Records to process -
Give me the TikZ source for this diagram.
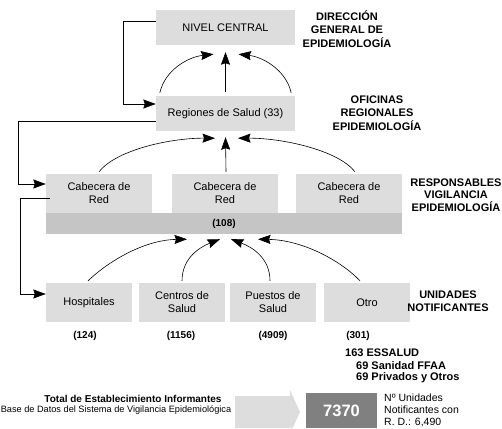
\documentclass[tikz,border=0pt]{standalone}
\usepackage{fontspec}
\setmainfont{Liberation Sans}
\usetikzlibrary{arrows.meta,calc}
\definecolor{boxgray}{RGB}{221,221,221}
\definecolor{bargray}{RGB}{197,197,197}
\definecolor{darkbox}{RGB}{128,128,128}
\begin{document}
\begin{tikzpicture}[x=1pt,y=-1pt,
  box/.style={fill=boxgray, inner sep=0pt, align=center, font=\fontsize{11}{13}\selectfont},
  cab/.style={box, minimum width=106pt, minimum height=39pt},
  unit/.style={box, minimum width=86pt, minimum height=39pt},
  lbl/.style={font=\bfseries\fontsize{11}{13.5}\selectfont, align=center, inner sep=0pt},
  lbls/.style={font=\bfseries\fontsize{11}{12.5}\selectfont, align=center, inner sep=0pt},
  cnt/.style={font=\bfseries\fontsize{10}{12}\selectfont, inner sep=0pt},
  oth/.style={font=\bfseries\fontsize{11}{13}\selectfont, inner sep=0pt, anchor=west},
  conn/.style={line width=0.6pt, -{Stealth[length=12.5pt,width=9pt,inset=1.5pt]}},
  elbow/.style={line width=0.6pt, -{Stealth[length=12.5pt,width=9pt,inset=1.5pt]}}
]
\useasboundingbox (0,0) rectangle (502,428);

% level nodes
\node[box, minimum width=139pt, minimum height=35pt] (nc) at (225.5,27.5) {NIVEL CENTRAL};
\node[box, minimum width=139pt, minimum height=35pt] (rs) at (225.5,113.5) {Regiones de Salud (33)};
\node[fill=bargray, minimum width=356pt, minimum height=21pt, inner sep=0pt, font=\bfseries\fontsize{10}{12}\selectfont] (bar) at (224,223.5) {(108)};
\node[cab] (c1) at (99,193.5) {Cabecera de\\Red};
\node[cab] (c2) at (225,193.5) {Cabecera de\\Red};
\node[cab] (c3) at (349,193.5) {Cabecera de\\Red};
\node[unit] (h1) at (89,302.5) {Hospitales};
\node[unit] (h2) at (182,302.5) {Centros de\\Salud};
\node[unit] (h3) at (273,302.5) {Puestos de\\Salud};
\node[unit] (h4) at (367,302.5) {Otro};

% right labels
\node[lbl] (l1) at (347,29) {DIRECCIÓN\\GENERAL DE\\EPIDEMIOLOGÍA};
\node[lbl] (l2) at (377,113) {OFICINAS\\REGIONALES\\EPIDEMIOLOGÍA};
\node[lbls] (l3) at (456,195) {RESPONSABLES\\VIGILANCIA\\EPIDEMIOLOGÍA};
\node[lbls] (l4) at (448,301) {UNIDADES\\NOTIFICANTES};

% counts
\node[cnt] (n1) at (85,336) {(124)};
\node[cnt] (n2) at (181,336) {(1156)};
\node[cnt] (n3) at (273,336) {(4909)};
\node[cnt] (n4) at (358,336) {(301)};
\node[oth] (o1) at (345,353) {163 ESSALUD};
\node[oth] (o2) at (356,366) {69 Sanidad FFAA};
\node[oth] (o3) at (356,378) {69 Privados y Otros};

% arrows to nivel central
\draw[conn] ($(rs.north west)+(4,-3)$) .. controls (165,70) and (188,57) .. ($(nc.south)+(-12,9)$);
\draw[conn] ($(rs.north)+(0,-4)$) -- ($(nc.south)+(0,7)$);
\draw[conn] ($(rs.north east)+(-4,-3)$) .. controls (286,70) and (263,57) .. ($(nc.south)+(13,9)$);

% arrows to regiones
\draw[conn] ($(c1.north)+(0,-2)$) .. controls (116,150) and (170,138) .. ($(rs.south)+(-10.5,7)$);
\draw[conn] ($(c2.north)+(1,-2)$) -- ($(rs.south)+(0,6)$);
\draw[conn] ($(c3.north)+(6,-2)$) .. controls (338,150) and (282,138) .. ($(rs.south)+(12.5,7)$);

% arrows to bar
\draw[conn] ($(h1.north)+(-1,-2)$) .. controls (110,260) and (145,240) .. ($(bar.south)+(-37,5)$);
\draw[conn] ($(h2.north)+(0,-2)$) .. controls (182,258) and (200,247) .. ($(bar.south)+(-4,5)$);
\draw[conn] ($(h3.north)+(-3,-2)$) .. controls (270,258) and (252,247) .. ($(bar.south)+(7,5)$);
\draw[conn] ($(h4.north)+(-7,-2)$) .. controls (340,260) and (302,240) .. ($(bar.south)+(34,5)$);

% elbow connectors
\draw[elbow] ($(nc.west)+(0,-6.5)$) -- ++(-33,0) |- ($(rs.west)+(0,-9.5)$);
\draw[elbow] ($(rs.west)+(0,7.5)$) -- ++(-138,0) |- ($(c1.west)+(0,-9.5)$);
\draw[elbow] ($(c1.west)+(4,4.5)$) -- ++(-30,0) |- ($(h1.west)+(0,-8.5)$);

% bottom summary
\node[font=\bfseries\fontsize{10}{12}\selectfont, inner sep=0pt] (tot) at (133,399) {Total de Establecimiento Informantes};
\node[font=\fontsize{9.2}{11}\selectfont, inner sep=0pt] (base) at (116,410.5) {Base de Datos del Sistema de Vigilancia Epidemiológica};
\fill[boxgray] (235,396) -- (290,396) -- (290,390) -- (300,412) -- (292.7,428) -- (235,428) -- cycle;
\node[fill=darkbox, minimum width=71pt, minimum height=35pt, inner sep=0pt, text=white, font=\bfseries\fontsize{16.5}{18}\selectfont] (total) at (341.5,410.5) {7370};
\node[anchor=west, align=left, inner sep=0pt, font=\fontsize{10.5}{12}\selectfont] (rd) at (384,410.5) {Nº Unidades\\Notificantes con\\R. D.: 6,490};
\end{tikzpicture}
\end{document}
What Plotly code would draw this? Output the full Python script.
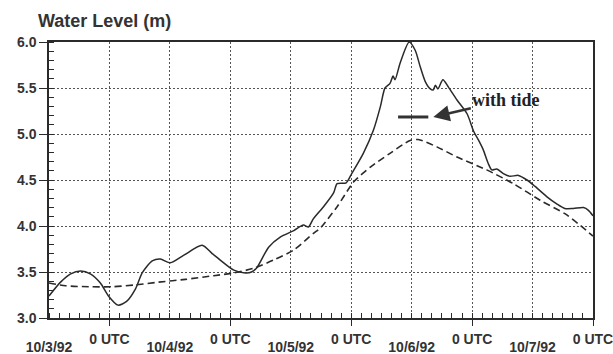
import pandas as pd
import plotly.graph_objects as go

# Time axis: hours since 10/3/92 12 UTC
START = pd.Timestamp("1992-10-03 12:00")

# Water level with tide (m)
tide_hours = [0, 2.3, 4.3, 6.3, 8.2, 10.2, 11.8, 13.7, 15.4, 17.2, 18.5, 20.5, 22.1, 24.1,
              26.7, 30.4, 32.4, 34.0, 36.7, 39.0, 40.2, 41.3, 43.6, 45.9, 48.6, 50.5,
              51.5, 52.5, 54.5, 56.5, 57.2, 59.0, 60.1, 62.4, 64.4, 65.8, 66.7, 67.7,
              68.3, 68.7, 69.7, 71.5, 72.7, 73.7, 74.7, 75.7, 76.3, 76.7, 77.2, 78.2,
              79.3, 81.0, 83.0, 84.3, 85.3, 86.2, 87.2, 87.9, 88.9, 90.2, 91.5, 93.2,
              94.9, 96.5, 98.8, 100.8, 102.4, 104.1, 106.1, 107.1, 108.0]
tide_level = [3.24, 3.39, 3.48, 3.51, 3.48, 3.38, 3.24, 3.14, 3.18, 3.32, 3.49, 3.62, 3.64, 3.60,
              3.68, 3.79, 3.70, 3.63, 3.52, 3.49, 3.50, 3.55, 3.77, 3.88, 3.95, 4.01,
              3.99, 4.08, 4.21, 4.36, 4.46, 4.47, 4.57, 4.79, 5.04, 5.30, 5.50, 5.55,
              5.63, 5.59, 5.77, 6.00, 5.91, 5.73, 5.57, 5.49, 5.48, 5.53, 5.49, 5.59,
              5.51, 5.37, 5.22, 5.03, 4.93, 4.83, 4.68, 4.61, 4.62, 4.57, 4.54, 4.55,
              4.50, 4.43, 4.32, 4.24, 4.19, 4.19, 4.20, 4.17, 4.11]

# Water level without tide (m)
surge_hours = [0, 3.3, 7.9, 12.5, 17.2, 21.8, 27.1, 32.7, 36.7, 40.6, 44.6, 48.6, 52.5,
               53.9, 57.2, 60.5, 63.8, 67.7, 71.7, 73.3, 77.0, 81.0, 86.9, 92.2, 97.5,
               102.8, 108.0]
surge_level = [3.38, 3.35, 3.34, 3.34, 3.36, 3.39, 3.42, 3.46, 3.49, 3.54, 3.63, 3.74, 3.92,
               3.98, 4.21, 4.48, 4.64, 4.79, 4.93, 4.94, 4.86, 4.75, 4.61, 4.46, 4.28,
               4.12, 3.89]

# Axis labelling
utc_ticks = ["1992-10-04 00:00", "1992-10-05 00:00", "1992-10-06 00:00",
             "1992-10-07 00:00", "1992-10-08 00:00"]
utc_text = ["0 UTC"] * 5
date_ticks = ["1992-10-03 12:00", "1992-10-04 12:00", "1992-10-05 12:00",
              "1992-10-06 12:00", "1992-10-07 12:00"]
date_text = ["10/3/92", "10/4/92", "10/5/92", "10/6/92", "10/7/92"]
y_ticks = [3.0, 3.5, 4.0, 4.5, 5.0, 5.5, 6.0]

# Legend key for the tide curve
key_hours = [69.3, 75.3]
key_level = 5.185


def to_time(hours):
    return START + pd.to_timedelta(hours, unit="h")


x_range = [START, to_time(108)]
ink = "#2a2a2a"
grid_col = "#555555"
tick_font = dict(family="Liberation Sans", size=14, color="#333333", weight="bold")

fig = go.Figure()
fig.add_trace(go.Scatter(
    x=to_time(tide_hours), y=tide_level, mode="lines",
    line=dict(color=ink, width=1.5, shape="spline", smoothing=0.7),
    hoverinfo="skip", showlegend=False))
fig.add_trace(go.Scatter(
    x=to_time(surge_hours), y=surge_level, mode="lines", xaxis="x2",
    line=dict(color=ink, width=1.6, dash="7px,4px", shape="spline", smoothing=0.7),
    hoverinfo="skip", showlegend=False))

fig.update_layout(
    width=613, height=354,
    margin=dict(l=48.5, r=20, t=42, b=36),
    paper_bgcolor="white", plot_bgcolor="white",
    title=dict(text="<b>Water Level (m)</b>", xref="container", yref="container",
               x=38 / 613, xanchor="left", y=1 - 21 / 354, yanchor="middle",
               font=dict(family="Liberation Sans", size=18, color="#333333")),
    xaxis=dict(
        type="date", range=x_range, automargin=False,
        tickmode="array", tickvals=utc_ticks, ticktext=utc_text,
        ticks="outside", ticklen=6, tickwidth=1.2, tickcolor=ink,
        tickfont=tick_font, ticklabeloverflow="allow", ticklabelstandoff=1,
        showline=True, linecolor=ink, linewidth=1.5, mirror=True,
        showgrid=True, gridcolor=grid_col, gridwidth=1, griddash="2px,2px",
        zeroline=False,
        minor=dict(dtick=2 * 3600 * 1000, tick0="1992-10-03 12:00", ticks="inside",
                   ticklen=5, tickwidth=1, tickcolor=ink, showgrid=False),
    ),
    xaxis2=dict(
        type="date", range=x_range, overlaying="x", anchor="y", side="bottom",
        automargin=False,
        tickmode="array", tickvals=date_ticks, ticktext=date_text,
        ticks="", tickfont=tick_font, ticklabelstandoff=19,
        ticklabeloverflow="allow",
        showline=False, zeroline=False,
        showgrid=True, gridcolor=grid_col, gridwidth=1, griddash="2px,2px",
    ),
    yaxis=dict(
        range=[3, 6], tickmode="array", tickvals=y_ticks, tickformat=".1f",
        automargin=False,
        ticks="outside", ticklen=8, tickwidth=1.2, tickcolor=ink,
        tickfont=tick_font,
        showline=True, linecolor=ink, linewidth=1.5, mirror=True,
        showgrid=True, gridcolor=grid_col, gridwidth=1, griddash="2px,2px",
        zeroline=False,
        minor=dict(dtick=0.1, ticks="inside", ticklen=5, tickwidth=1,
                   tickcolor=ink, showgrid=False),
    ),
)

# Legend key and its pointer
fig.add_shape(type="line", xref="x", yref="y",
              x0=to_time(key_hours[0]), x1=to_time(key_hours[1]),
              y0=key_level, y1=key_level, line=dict(color="#333333", width=3))
fig.add_annotation(
    x=to_time(76.3), y=key_level, xref="x", yref="y",
    text="<b>with tide</b>", showarrow=True, ax=73, ay=-17,
    arrowhead=2, arrowsize=1.3, arrowwidth=2.5, arrowcolor="#333333",
    font=dict(family="Liberation Serif", size=18, color="#222222"))

fig.write_html("out.html")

Aim of the task -
Which lines include "this"? Copy each of them out.

Exercise result -
Give me the TikZ source for this diagram.
What Plotly code would draw this? Output the full Python script.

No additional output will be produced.